Tuesday, October 7, 2008

Mooting (and its futility?)

This may be a late response, but it is more than a response. I just use her post a starting point.

The temptation to write an angsty post about the futility of mooting is almost impossible to resist.

Almost.

Pssssst. It's futile. Completely. Don't whore your soul to inevitable ignominy.

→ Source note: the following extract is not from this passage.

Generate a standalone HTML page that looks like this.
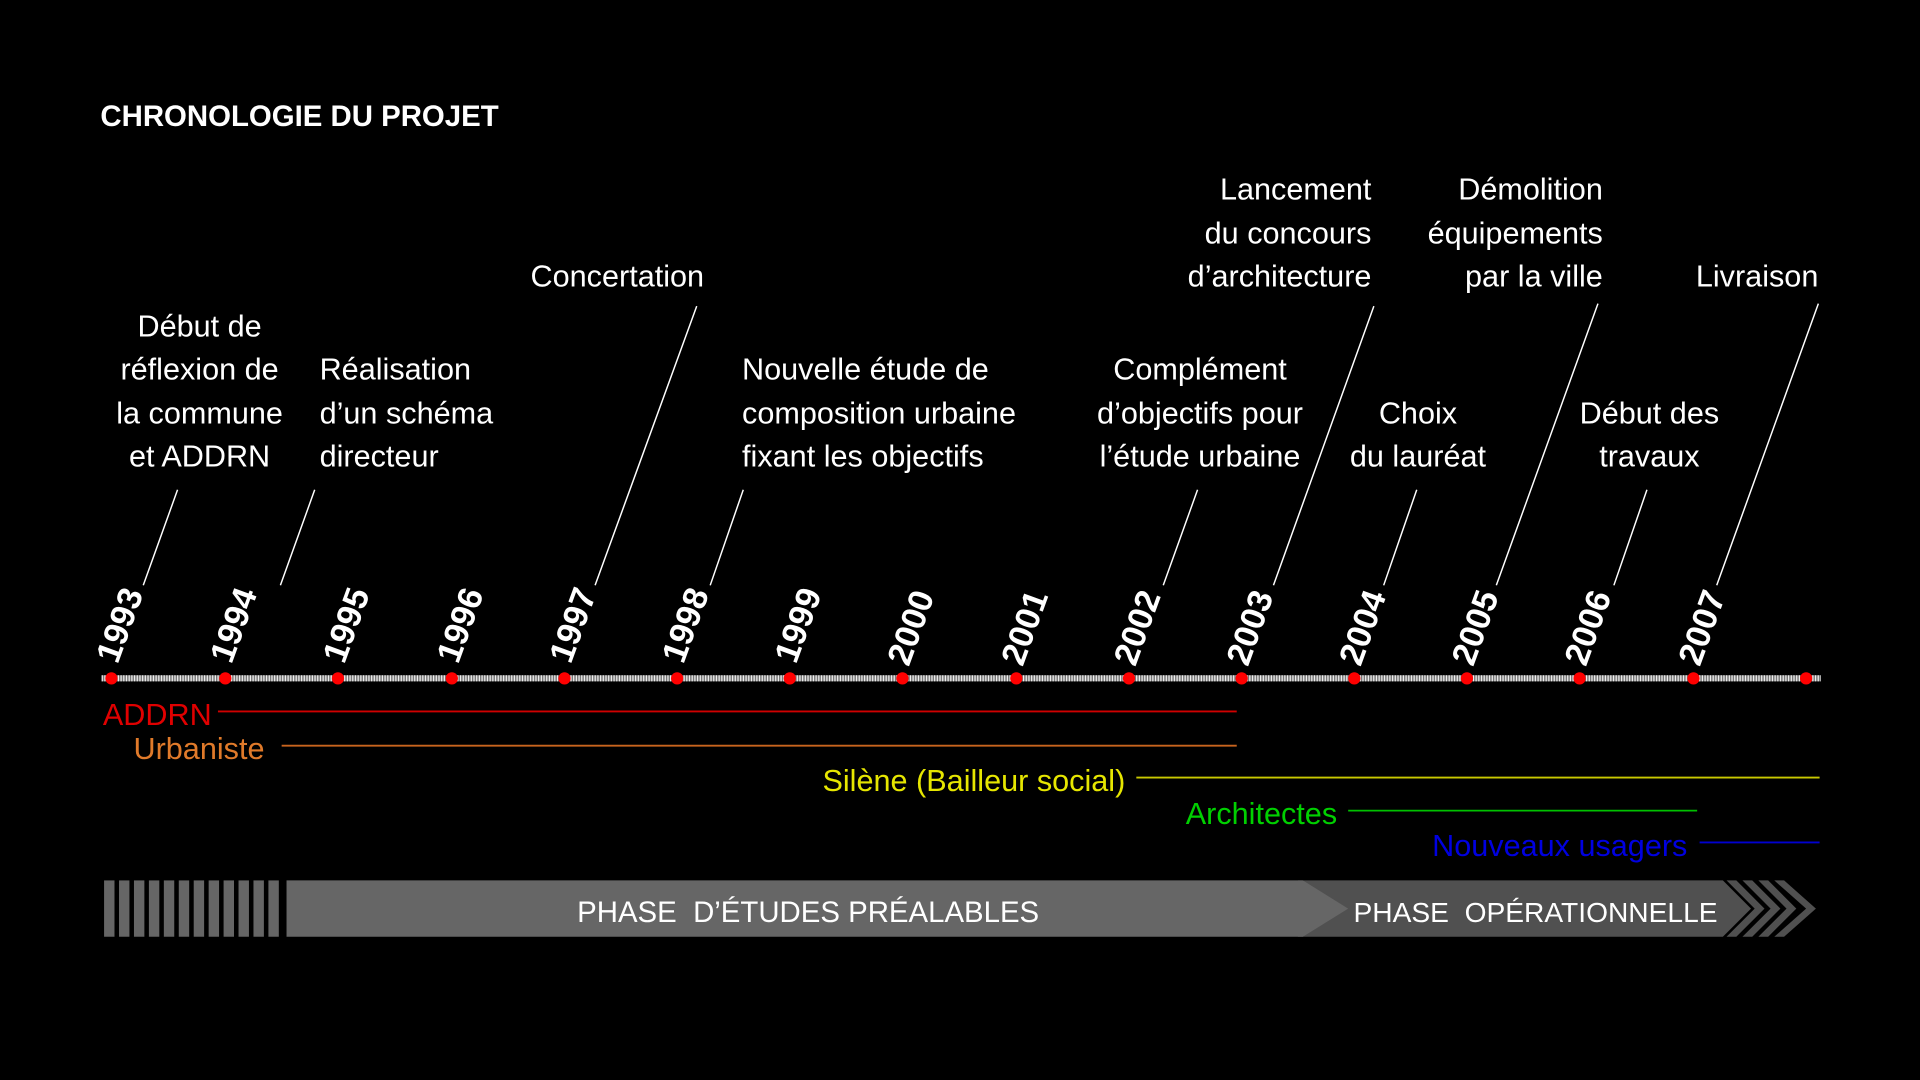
<!DOCTYPE html>
<html><head><meta charset="utf-8"><style>
html,body{margin:0;padding:0;background:#000;width:1920px;height:1080px;overflow:hidden}
svg{display:block}
text{font-family:"Liberation Sans",sans-serif}
.l{fill:#fff;font-size:25px}
.ld{stroke:#fff;stroke-width:1.2}
.y{fill:#fff;font-size:28px;font-weight:bold}
</style></head><body>
<svg width="1920" height="1080" viewBox="0 0 1568 882" xmlns="http://www.w3.org/2000/svg">
<rect width="1568" height="882" fill="#000"/>
<text x="82" y="103" fill="#fff" font-size="24" font-weight="bold">CHRONOLOGIE DU PROJET</text>

<g class="l" text-anchor="middle">
<text x="163" y="275">Début de</text><text x="163" y="310">réflexion de</text><text x="163" y="346">la commune</text><text x="163" y="381">et ADDRN</text>
<text x="980" y="310">Complément</text><text x="980" y="346">d’objectifs pour</text><text x="980" y="381">l’étude urbaine</text>
<text x="1158" y="346">Choix</text><text x="1158" y="381">du lauréat</text>
<text x="1347" y="346">Début des</text><text x="1347" y="381">travaux</text>
</g>
<g class="l">
<text x="261" y="310">Réalisation</text><text x="261" y="346">d’un schéma</text><text x="261" y="381">directeur</text>
<text x="606" y="310">Nouvelle étude de</text><text x="606" y="346">composition urbaine</text><text x="606" y="381">fixant les objectifs</text>
</g>
<g class="l" text-anchor="end">
<text x="575" y="234">Concertation</text>
<text x="1120" y="163">Lancement</text><text x="1120" y="199">du concours</text><text x="1120" y="234">d’architecture</text>
<text x="1309" y="163">Démolition</text><text x="1309" y="199">équipements</text><text x="1309" y="234">par la ville</text>
<text x="1485" y="234">Livraison</text>
</g>
<g class="ld">
<line x1="145" y1="400" x2="117" y2="478"/>
<line x1="257" y1="400" x2="229" y2="478"/>
<line x1="569" y1="250" x2="486" y2="478"/>
<line x1="607" y1="400" x2="580" y2="478"/>
<line x1="978" y1="400" x2="950" y2="478"/>
<line x1="1122" y1="250" x2="1040" y2="478"/>
<line x1="1157" y1="400" x2="1130" y2="478"/>
<line x1="1305" y1="248" x2="1222" y2="478"/>
<line x1="1345" y1="400" x2="1318" y2="478"/>
<line x1="1485" y1="248" x2="1402" y2="478"/>
</g>

<line x1="83" y1="554" x2="1487" y2="554" stroke="#777" stroke-width="5"/>
<line x1="83" y1="554" x2="1487" y2="554" stroke="#eee" stroke-width="5" stroke-dasharray="1 1.2"/>
<g fill="#f00">
<circle cx="91" cy="554" r="5"/><circle cx="184" cy="554" r="5"/><circle cx="276" cy="554" r="5"/><circle cx="369" cy="554" r="5"/><circle cx="461" cy="554" r="5"/><circle cx="553" cy="554" r="5"/><circle cx="645" cy="554" r="5"/><circle cx="737" cy="554" r="5"/><circle cx="830" cy="554" r="5"/><circle cx="922" cy="554" r="5"/><circle cx="1014" cy="554" r="5"/><circle cx="1106" cy="554" r="5"/><circle cx="1198" cy="554" r="5"/><circle cx="1290" cy="554" r="5"/><circle cx="1383" cy="554" r="5"/><circle cx="1475" cy="554" r="5"/>
</g>
<g class="y">
<text transform="translate(96,543) rotate(-70)">1993</text>
<text transform="translate(189,543) rotate(-70)">1994</text>
<text transform="translate(281,543) rotate(-70)">1995</text>
<text transform="translate(374,543) rotate(-70)">1996</text>
<text transform="translate(466,543) rotate(-70)">1997</text>
<text transform="translate(558,543) rotate(-70)">1998</text>
<text transform="translate(650,543) rotate(-70)">1999</text>
<text transform="translate(742,545) rotate(-70)">2000</text>
<text transform="translate(835,545) rotate(-70)">2001</text>
<text transform="translate(927,545) rotate(-70)">2002</text>
<text transform="translate(1019,545) rotate(-70)">2003</text>
<text transform="translate(1111,545) rotate(-70)">2004</text>
<text transform="translate(1203,545) rotate(-70)">2005</text>
<text transform="translate(1295,545) rotate(-70)">2006</text>
<text transform="translate(1388,545) rotate(-70)">2007</text>
</g>

<text x="84" y="592" fill="#e00000" font-size="25">ADDRN</text>
<line x1="178" y1="581" x2="1010" y2="581" stroke="#d00000" stroke-width="1.5"/>
<text x="109" y="620" fill="#e07a2a" font-size="25">Urbaniste</text>
<line x1="230" y1="609" x2="1010" y2="609" stroke="#c8641e" stroke-width="1.5"/>
<text x="919" y="646" fill="#e6e600" font-size="25" text-anchor="end">Silène (Bailleur social)</text>
<line x1="928" y1="635" x2="1486" y2="635" stroke="#c8c800" stroke-width="1.5"/>
<text x="1092" y="673" fill="#00d000" font-size="25" text-anchor="end">Architectes</text>
<line x1="1101" y1="662" x2="1386" y2="662" stroke="#00c000" stroke-width="1.5"/>
<text x="1378" y="699" fill="#0000e0" font-size="25" text-anchor="end">Nouveaux usagers</text>
<line x1="1388" y1="688" x2="1486" y2="688" stroke="#0000d0" stroke-width="1.5"/>

<g fill="#666">
<rect x="85" y="719" width="8.5" height="46"/><rect x="97.2" y="719" width="8.5" height="46"/><rect x="109.4" y="719" width="8.5" height="46"/><rect x="121.6" y="719" width="8.5" height="46"/><rect x="133.8" y="719" width="8.5" height="46"/><rect x="146" y="719" width="8.5" height="46"/><rect x="158.2" y="719" width="8.5" height="46"/><rect x="170.4" y="719" width="8.5" height="46"/><rect x="182.6" y="719" width="8.5" height="46"/><rect x="194.8" y="719" width="8.5" height="46"/><rect x="207" y="719" width="8.5" height="46"/><rect x="219.2" y="719" width="8.5" height="46"/>
</g>
<polygon points="1060,719 1407,719 1430,742 1407,765 1060,765" fill="#505050"/>
<polygon points="234,719 1064,719 1101,742 1064,765 234,765" fill="#666"/>
<g fill="#505050">
<polygon points="1410,719 1418,719 1441,742 1418,765 1410,765 1433,742"/>
<polygon points="1423,719 1431,719 1454,742 1431,765 1423,765 1446,742"/>
<polygon points="1436,719 1444,719 1467,742 1444,765 1436,765 1459,742"/>
<polygon points="1449,719 1457,719 1483,742 1457,765 1449,765 1475,742"/>
</g>
<text x="660" y="753" fill="#fff" font-size="24" text-anchor="middle">PHASE&#160; D’ÉTUDES PRÉALABLES</text>
<text x="1254" y="753" fill="#fff" font-size="23" text-anchor="middle">PHASE&#160; OPÉRATIONNELLE</text>
</svg>
</body></html>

Most times, how random things get, are funny, maybe even surprising. It is when one is at the receiving end of the brunt of the randomness, that how distressing it actually is, seems to hit one. Well, I am no judge of a moot court or the rankings, but in my eyes, the entire system followed in the University Selections (for that is ALL the experience in a moot court I have) seems absolutely random. 
I am not a stranger to this absolutely random arbitrariness. When in a college where the teachers have autonomy, it is normal to see such random results almost never commensurate with merit. It was slightly unnerving at first, but ince it always seemed to affect me positively, I chose to ignore it. 
Apart from my subjective opinion that people who were more deserving and most definitely better (myself not included) ended below those who didn't or weren't, I feel there are certain empirical reasons to believe that my mooting experience has been totally random. Three rounds of moots and not one bit of similarity between them. After 2 memorials and 6 judges (well 600 marks of orals, at any rate), it seems odd that the ranks ended up being determined by one judge, whose range of marking (3 to 70 odd) skewed all ranks. Well, the point of this post is not to crib. It is quite the opposite, actually.
I feel, as must be apparent already, that I deserved to do better than I actually did. I ended up somewhere near half, when my memorial marks alone would have placed me in the Top 10. My second round oral marls, total of three judges (out of 300) was less than my memo score (out of 100). But even after all this, I dont believe mooting is futile. I feel I learnt so much more from these 3 weeks than I had learnt in my entire law school life till date. Mooting helps in more ways than one. It helps you learn procedure. It helps you learn to research (quickly and accurately). It helps you focus. It helps you think. It helps you in myriad ways. 
What I am essentially trying to say is that apart from the slime, the randomness, the absolute disappointment etc etc, I still came out wealthier than I went in. What I regret is not doing this in my Second Year. I plan, as of now, to carry this on to my 5th. I may never make the top 5 due to the randomness, or because I'm just not good enough. But that is NOT the only reason I wish to moot. The entire process.
The process of spending one week thinking of nothing but the problem. Doing research. Every little argument is a victory. The satisfaction of looking at a finished memorial printed a few hours early to check objective errors. The euphoria of looking at the memo pass from your hands and into the hands of the MCS member, just in time, after running from Swathi. The process of looking to defend and make your arguments in absolute unpredictable randomness. The entire process makes mooting absolutely worth it. I would much rather write a dozen memos in a week than write a project, although even one of the former is more work than one of the latter.
At the end of all of this, the randomness seems so minor. The results are insignificant. It is the process that is meant to be enjoyed, and enjoyable it definitely is. After all, how much less (rather more) random, are actual Courts?

2 comments:

Gautam Bhatia said...

Cheers!

Chandbibi said...

In retrospect, my post was a bit...well, hasty? I also enjoy the whole process, randomness and slime notwithstanding. I just got terribly disheartened at some points.

I was actually planning a post where I also looked at the pros of mooting, rather than just the cons, but you've covered the ground, pretty much. Yay for Bunny!